Condensava questi principi in un motto che non tradì mai: <<Predicare quanto contemplato>>. È la sintesi perfetta per descrivere un realismo che non si rassegna, che non disperde le sue energie nell’eterna tensione, e spesso nella discrasia, tra il dire ed il fare. <<E’ nostro compito – spiegava ai giovani che da ogni nazione accorrevano in Toscana ad ascoltarlo - gettare un ponte tra due sponde che sono parimenti essenziali alla vita della Chiesa ed a quella delle civiltà: la sponda della contemplazione e la sponda dell’azione, entrambe riflesso delle due nature di Cristo, nell’unità delle quali avviene l’attuale integrazione del cristianesimo>>. È l’intuizione folgorante che lo portava a dichiarare fiero: <<Io sono un credente cristiano e, dunque, parto da questa ipotesi di lavoro: credo nella presenza di Dio nella storia, nell’Incarnazione e nella resurrezione di Cristo e credo nella forza storica della preghiera>>. E quella forza egli trasfuse nel quotidiano, infaticabile impegno verso gli ultimi, nell’attenzione alla difesa dei diritti umani e sociali, nella battaglia contro le povertà e per l’affermazione della pace, nella costruzione dell’umanità nuova attraverso un impegno politico, amava ripetere, <<che è impegno diretto alla edificazione cristianamente ispirata della società nei suoi ordinamenti, a cominciare dall’economico>>.

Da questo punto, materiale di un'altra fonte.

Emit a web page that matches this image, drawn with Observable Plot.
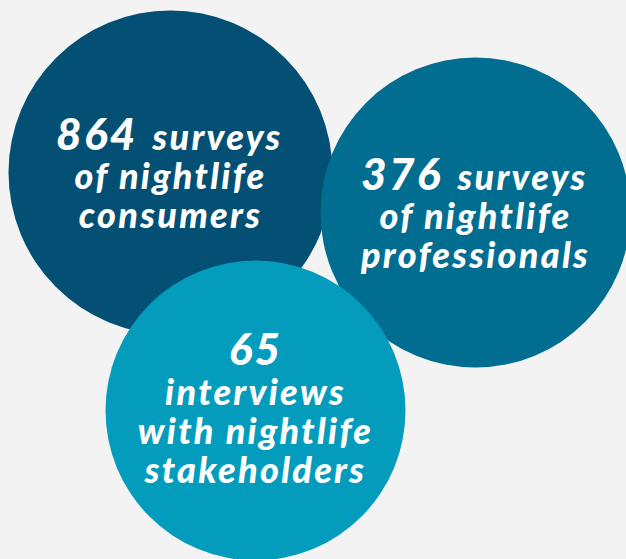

Era Giorgio La Pira. Per alcuni, un santo. Per altri, un sognatore. Per i più, l’emblema di qualcosa che non c’è più e di cui s’avverte il bisogno: l’esempio cui guardare per ritrovare la voglia ed il coraggio di tornare a sperare. Se necessario, come proprio La Pira predicava contemplando, <<anche contro ogni speranza>>.